■ Written instruction ■
Copy from the first line below down to and including the line with "const lab200 = ['-200/7,5', '-200/5,5', '-200/4', '-200/3'];". Skip the pictures.

■ Supplied material ■
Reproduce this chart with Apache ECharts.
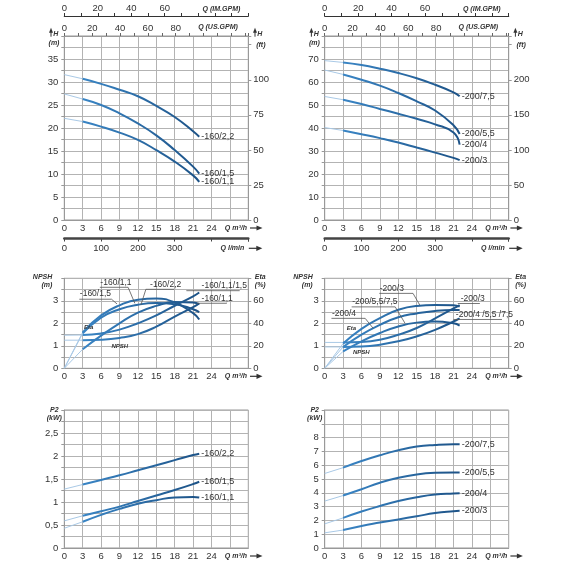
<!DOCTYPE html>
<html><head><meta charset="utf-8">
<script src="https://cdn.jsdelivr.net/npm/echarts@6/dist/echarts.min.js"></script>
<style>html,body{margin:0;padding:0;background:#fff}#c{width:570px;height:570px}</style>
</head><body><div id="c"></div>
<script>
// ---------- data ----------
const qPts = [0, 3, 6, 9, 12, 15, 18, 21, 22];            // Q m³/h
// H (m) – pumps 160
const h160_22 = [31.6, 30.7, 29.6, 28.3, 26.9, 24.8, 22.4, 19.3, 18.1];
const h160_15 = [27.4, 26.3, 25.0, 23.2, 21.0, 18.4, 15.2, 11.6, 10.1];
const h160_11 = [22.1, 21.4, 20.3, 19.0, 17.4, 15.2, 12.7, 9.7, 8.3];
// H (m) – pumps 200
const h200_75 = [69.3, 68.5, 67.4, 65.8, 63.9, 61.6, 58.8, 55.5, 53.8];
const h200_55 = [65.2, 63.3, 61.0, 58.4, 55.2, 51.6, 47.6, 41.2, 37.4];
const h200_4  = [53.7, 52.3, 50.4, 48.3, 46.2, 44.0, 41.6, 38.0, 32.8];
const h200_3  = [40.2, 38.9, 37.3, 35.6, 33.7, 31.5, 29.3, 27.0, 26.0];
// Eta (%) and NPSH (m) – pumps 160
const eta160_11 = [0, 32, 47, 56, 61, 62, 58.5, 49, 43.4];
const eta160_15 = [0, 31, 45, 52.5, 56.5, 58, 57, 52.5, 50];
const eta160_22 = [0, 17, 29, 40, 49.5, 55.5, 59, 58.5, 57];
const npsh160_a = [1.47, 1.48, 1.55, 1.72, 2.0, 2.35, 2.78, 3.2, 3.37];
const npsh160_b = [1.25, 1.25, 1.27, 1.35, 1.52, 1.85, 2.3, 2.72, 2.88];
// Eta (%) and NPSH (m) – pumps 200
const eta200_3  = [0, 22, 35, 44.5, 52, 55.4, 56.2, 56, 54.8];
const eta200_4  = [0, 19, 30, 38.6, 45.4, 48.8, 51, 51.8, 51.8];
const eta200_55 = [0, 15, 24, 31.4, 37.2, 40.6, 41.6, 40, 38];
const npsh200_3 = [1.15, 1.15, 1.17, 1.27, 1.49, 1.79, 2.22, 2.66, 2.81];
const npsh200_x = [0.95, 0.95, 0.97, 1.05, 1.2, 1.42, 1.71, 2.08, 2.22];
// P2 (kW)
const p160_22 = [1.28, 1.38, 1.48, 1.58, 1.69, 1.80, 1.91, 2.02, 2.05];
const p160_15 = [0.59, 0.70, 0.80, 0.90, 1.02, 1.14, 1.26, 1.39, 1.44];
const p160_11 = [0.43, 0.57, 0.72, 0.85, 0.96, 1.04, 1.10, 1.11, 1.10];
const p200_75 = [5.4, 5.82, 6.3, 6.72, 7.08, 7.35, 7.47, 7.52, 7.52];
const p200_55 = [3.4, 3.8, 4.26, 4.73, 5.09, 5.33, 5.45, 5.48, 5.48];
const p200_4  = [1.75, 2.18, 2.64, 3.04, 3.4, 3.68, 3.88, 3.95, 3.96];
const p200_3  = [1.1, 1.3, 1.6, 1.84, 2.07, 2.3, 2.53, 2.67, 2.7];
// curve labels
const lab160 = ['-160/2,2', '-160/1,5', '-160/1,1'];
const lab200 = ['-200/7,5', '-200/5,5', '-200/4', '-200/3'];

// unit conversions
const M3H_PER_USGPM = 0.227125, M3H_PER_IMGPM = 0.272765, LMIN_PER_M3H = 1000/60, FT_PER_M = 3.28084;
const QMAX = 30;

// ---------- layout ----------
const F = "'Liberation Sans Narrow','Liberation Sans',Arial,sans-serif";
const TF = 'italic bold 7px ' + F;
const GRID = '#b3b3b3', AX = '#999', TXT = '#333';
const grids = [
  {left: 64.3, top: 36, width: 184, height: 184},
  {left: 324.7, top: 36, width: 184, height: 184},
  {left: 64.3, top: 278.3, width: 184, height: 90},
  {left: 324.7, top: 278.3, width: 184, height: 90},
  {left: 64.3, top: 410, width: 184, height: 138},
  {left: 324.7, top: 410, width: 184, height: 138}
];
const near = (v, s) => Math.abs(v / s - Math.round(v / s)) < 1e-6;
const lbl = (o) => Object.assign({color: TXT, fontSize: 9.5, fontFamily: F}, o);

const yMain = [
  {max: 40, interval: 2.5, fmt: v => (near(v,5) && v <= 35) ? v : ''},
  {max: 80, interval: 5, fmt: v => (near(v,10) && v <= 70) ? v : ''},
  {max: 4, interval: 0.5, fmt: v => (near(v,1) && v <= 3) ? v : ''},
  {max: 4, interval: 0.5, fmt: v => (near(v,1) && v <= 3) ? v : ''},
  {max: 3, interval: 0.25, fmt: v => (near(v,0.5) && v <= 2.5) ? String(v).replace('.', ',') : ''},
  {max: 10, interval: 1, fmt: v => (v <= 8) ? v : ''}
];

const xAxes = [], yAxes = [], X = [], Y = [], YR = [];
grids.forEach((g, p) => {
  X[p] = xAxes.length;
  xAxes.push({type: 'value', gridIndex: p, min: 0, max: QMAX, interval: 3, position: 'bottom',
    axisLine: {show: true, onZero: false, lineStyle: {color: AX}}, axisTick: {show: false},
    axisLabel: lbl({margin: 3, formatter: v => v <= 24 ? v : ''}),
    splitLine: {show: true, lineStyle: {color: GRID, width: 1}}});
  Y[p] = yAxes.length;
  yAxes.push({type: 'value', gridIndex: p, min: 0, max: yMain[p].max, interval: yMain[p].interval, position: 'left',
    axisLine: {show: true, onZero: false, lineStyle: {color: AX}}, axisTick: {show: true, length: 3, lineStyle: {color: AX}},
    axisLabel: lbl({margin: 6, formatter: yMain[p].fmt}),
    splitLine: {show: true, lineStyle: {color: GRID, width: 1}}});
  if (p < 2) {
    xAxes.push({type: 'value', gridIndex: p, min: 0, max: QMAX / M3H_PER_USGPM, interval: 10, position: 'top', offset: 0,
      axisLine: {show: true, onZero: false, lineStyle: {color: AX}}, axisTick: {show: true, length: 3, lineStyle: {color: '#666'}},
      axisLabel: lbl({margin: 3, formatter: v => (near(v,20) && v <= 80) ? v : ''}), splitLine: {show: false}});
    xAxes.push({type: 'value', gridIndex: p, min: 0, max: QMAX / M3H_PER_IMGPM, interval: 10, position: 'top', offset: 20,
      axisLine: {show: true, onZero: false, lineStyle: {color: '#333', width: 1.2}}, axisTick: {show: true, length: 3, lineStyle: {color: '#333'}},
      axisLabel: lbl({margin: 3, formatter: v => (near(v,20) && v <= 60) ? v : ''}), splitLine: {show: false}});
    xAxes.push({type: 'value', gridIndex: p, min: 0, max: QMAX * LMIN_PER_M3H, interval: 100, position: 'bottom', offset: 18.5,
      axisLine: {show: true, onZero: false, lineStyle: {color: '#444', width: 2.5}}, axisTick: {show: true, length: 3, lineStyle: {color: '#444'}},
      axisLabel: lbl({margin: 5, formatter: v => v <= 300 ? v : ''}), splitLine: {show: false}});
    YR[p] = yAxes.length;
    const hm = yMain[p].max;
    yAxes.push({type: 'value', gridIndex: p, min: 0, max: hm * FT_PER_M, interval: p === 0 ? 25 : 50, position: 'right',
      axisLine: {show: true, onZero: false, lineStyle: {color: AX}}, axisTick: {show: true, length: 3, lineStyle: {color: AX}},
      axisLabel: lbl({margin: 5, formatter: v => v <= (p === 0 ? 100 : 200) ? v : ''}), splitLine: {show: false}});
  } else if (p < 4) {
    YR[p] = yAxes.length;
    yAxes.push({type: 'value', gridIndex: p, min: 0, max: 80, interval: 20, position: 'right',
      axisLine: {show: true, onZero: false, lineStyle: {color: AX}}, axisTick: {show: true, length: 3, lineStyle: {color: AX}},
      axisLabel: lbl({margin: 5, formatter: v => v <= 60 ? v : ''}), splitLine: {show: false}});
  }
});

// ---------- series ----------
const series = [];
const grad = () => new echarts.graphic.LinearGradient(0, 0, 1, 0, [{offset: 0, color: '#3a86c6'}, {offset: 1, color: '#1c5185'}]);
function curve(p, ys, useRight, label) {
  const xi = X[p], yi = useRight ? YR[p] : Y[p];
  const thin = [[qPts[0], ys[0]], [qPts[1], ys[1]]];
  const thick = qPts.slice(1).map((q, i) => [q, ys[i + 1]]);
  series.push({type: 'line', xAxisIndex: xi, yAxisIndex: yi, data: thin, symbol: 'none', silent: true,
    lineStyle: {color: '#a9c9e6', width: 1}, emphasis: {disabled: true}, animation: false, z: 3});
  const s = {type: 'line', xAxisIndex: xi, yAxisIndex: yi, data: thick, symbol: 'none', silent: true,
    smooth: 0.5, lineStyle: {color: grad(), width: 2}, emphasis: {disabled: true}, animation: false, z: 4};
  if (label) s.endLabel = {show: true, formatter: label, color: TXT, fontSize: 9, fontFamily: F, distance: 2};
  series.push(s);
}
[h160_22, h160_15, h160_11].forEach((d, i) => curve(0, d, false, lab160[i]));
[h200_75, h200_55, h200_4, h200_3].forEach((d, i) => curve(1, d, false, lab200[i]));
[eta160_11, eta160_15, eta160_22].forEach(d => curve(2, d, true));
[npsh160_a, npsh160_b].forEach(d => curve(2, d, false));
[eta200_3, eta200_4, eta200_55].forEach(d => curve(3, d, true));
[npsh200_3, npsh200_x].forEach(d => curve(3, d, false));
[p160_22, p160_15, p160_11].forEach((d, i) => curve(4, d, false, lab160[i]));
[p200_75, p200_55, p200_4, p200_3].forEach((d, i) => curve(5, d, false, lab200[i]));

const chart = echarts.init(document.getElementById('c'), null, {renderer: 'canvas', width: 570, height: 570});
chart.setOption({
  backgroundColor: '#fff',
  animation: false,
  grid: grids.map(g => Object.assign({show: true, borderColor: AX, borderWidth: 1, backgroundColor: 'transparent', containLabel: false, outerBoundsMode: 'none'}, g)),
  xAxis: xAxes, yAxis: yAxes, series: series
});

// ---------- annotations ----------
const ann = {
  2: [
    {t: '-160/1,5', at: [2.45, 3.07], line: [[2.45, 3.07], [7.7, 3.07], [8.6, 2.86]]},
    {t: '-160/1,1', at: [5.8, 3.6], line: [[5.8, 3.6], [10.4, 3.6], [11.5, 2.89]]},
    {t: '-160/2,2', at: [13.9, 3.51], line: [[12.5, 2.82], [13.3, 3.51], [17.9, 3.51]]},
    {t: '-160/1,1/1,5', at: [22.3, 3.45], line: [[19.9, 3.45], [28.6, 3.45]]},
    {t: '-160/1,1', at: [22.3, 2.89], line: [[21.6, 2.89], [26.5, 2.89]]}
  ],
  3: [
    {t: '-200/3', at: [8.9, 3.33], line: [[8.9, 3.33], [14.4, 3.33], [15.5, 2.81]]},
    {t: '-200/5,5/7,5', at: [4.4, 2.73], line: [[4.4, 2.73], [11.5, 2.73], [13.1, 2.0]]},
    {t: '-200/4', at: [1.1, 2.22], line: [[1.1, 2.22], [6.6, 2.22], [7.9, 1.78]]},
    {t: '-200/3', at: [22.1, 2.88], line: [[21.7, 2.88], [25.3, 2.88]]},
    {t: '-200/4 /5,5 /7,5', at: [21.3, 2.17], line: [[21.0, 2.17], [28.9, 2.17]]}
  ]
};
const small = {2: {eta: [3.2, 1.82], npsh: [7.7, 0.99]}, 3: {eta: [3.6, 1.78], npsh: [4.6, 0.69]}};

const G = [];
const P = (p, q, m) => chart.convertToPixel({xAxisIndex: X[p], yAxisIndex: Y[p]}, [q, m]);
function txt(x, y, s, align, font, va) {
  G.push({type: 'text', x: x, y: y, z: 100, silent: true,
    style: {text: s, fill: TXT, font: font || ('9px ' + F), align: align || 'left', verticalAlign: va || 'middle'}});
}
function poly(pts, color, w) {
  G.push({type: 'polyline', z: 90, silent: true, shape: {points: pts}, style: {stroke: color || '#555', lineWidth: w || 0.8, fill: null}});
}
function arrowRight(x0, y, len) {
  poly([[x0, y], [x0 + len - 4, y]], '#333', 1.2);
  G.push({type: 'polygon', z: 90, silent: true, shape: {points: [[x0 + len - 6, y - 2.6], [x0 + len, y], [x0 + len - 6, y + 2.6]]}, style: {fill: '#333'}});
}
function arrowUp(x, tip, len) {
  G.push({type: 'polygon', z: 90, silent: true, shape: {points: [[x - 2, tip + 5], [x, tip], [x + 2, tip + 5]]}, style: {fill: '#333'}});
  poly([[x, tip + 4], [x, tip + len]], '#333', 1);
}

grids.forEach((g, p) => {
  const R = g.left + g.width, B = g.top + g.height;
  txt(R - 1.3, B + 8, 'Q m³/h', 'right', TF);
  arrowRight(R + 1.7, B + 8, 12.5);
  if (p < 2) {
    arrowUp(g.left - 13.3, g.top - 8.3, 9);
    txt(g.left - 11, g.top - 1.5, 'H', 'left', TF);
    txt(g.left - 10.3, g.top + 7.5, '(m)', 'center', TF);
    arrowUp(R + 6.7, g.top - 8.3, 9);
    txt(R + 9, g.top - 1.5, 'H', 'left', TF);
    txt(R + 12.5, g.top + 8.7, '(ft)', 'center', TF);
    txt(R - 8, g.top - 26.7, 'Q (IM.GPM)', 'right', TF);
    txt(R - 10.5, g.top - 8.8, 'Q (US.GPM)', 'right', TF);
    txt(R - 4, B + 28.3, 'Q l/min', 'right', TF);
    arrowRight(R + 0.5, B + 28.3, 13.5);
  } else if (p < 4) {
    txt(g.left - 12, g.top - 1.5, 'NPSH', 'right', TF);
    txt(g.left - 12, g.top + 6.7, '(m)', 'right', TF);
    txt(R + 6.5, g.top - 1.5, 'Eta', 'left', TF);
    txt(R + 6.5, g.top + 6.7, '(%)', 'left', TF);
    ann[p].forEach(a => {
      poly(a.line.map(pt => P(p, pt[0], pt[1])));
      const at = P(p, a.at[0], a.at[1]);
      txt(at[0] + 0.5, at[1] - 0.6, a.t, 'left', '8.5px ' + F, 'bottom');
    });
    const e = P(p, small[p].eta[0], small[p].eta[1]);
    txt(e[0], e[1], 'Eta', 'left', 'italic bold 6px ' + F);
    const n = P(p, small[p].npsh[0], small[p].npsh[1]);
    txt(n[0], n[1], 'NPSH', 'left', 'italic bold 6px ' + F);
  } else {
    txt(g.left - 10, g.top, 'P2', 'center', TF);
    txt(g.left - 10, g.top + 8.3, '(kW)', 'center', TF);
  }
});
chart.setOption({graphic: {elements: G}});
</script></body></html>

■ Answer for this exercise ■
Reproduce this chart with Apache ECharts.
<!DOCTYPE html>
<html><head><meta charset="utf-8">
<script src="https://cdn.jsdelivr.net/npm/echarts@6/dist/echarts.min.js"></script>
<style>html,body{margin:0;padding:0;background:#fff}#c{width:570px;height:570px}</style>
</head><body><div id="c"></div>
<script>
// ---------- data ----------
const qPts = [0, 3, 6, 9, 12, 15, 18, 21, 22];            // Q m³/h
// H (m) – pumps 160
const h160_22 = [31.6, 30.7, 29.6, 28.3, 26.9, 24.8, 22.4, 19.3, 18.1];
const h160_15 = [27.4, 26.3, 25.0, 23.2, 21.0, 18.4, 15.2, 11.6, 10.1];
const h160_11 = [22.1, 21.4, 20.3, 19.0, 17.4, 15.2, 12.7, 9.7, 8.3];
// H (m) – pumps 200
const h200_75 = [69.3, 68.5, 67.4, 65.8, 63.9, 61.6, 58.8, 55.5, 53.8];
const h200_55 = [65.2, 63.3, 61.0, 58.4, 55.2, 51.6, 47.6, 41.2, 37.4];
const h200_4  = [53.7, 52.3, 50.4, 48.3, 46.2, 44.0, 41.6, 38.0, 32.8];
const h200_3  = [40.2, 38.9, 37.3, 35.6, 33.7, 31.5, 29.3, 27.0, 26.0];
// Eta (%) and NPSH (m) – pumps 160
const eta160_11 = [0, 32, 47, 56, 61, 62, 58.5, 49, 43.4];
const eta160_15 = [0, 31, 45, 52.5, 56.5, 58, 57, 52.5, 50];
const eta160_22 = [0, 17, 29, 40, 49.5, 55.5, 59, 58.5, 57];
const npsh160_a = [1.47, 1.48, 1.55, 1.72, 2.0, 2.35, 2.78, 3.2, 3.37];
const npsh160_b = [1.25, 1.25, 1.27, 1.35, 1.52, 1.85, 2.3, 2.72, 2.88];
// Eta (%) and NPSH (m) – pumps 200
const eta200_3  = [0, 22, 35, 44.5, 52, 55.4, 56.2, 56, 54.8];
const eta200_4  = [0, 19, 30, 38.6, 45.4, 48.8, 51, 51.8, 51.8];
const eta200_55 = [0, 15, 24, 31.4, 37.2, 40.6, 41.6, 40, 38];
const npsh200_3 = [1.15, 1.15, 1.17, 1.27, 1.49, 1.79, 2.22, 2.66, 2.81];
const npsh200_x = [0.95, 0.95, 0.97, 1.05, 1.2, 1.42, 1.71, 2.08, 2.22];
// P2 (kW)
const p160_22 = [1.28, 1.38, 1.48, 1.58, 1.69, 1.80, 1.91, 2.02, 2.05];
const p160_15 = [0.59, 0.70, 0.80, 0.90, 1.02, 1.14, 1.26, 1.39, 1.44];
const p160_11 = [0.43, 0.57, 0.72, 0.85, 0.96, 1.04, 1.10, 1.11, 1.10];
const p200_75 = [5.4, 5.82, 6.3, 6.72, 7.08, 7.35, 7.47, 7.52, 7.52];
const p200_55 = [3.4, 3.8, 4.26, 4.73, 5.09, 5.33, 5.45, 5.48, 5.48];
const p200_4  = [1.75, 2.18, 2.64, 3.04, 3.4, 3.68, 3.88, 3.95, 3.96];
const p200_3  = [1.1, 1.3, 1.6, 1.84, 2.07, 2.3, 2.53, 2.67, 2.7];
// curve labels
const lab160 = ['-160/2,2', '-160/1,5', '-160/1,1'];
const lab200 = ['-200/7,5', '-200/5,5', '-200/4', '-200/3'];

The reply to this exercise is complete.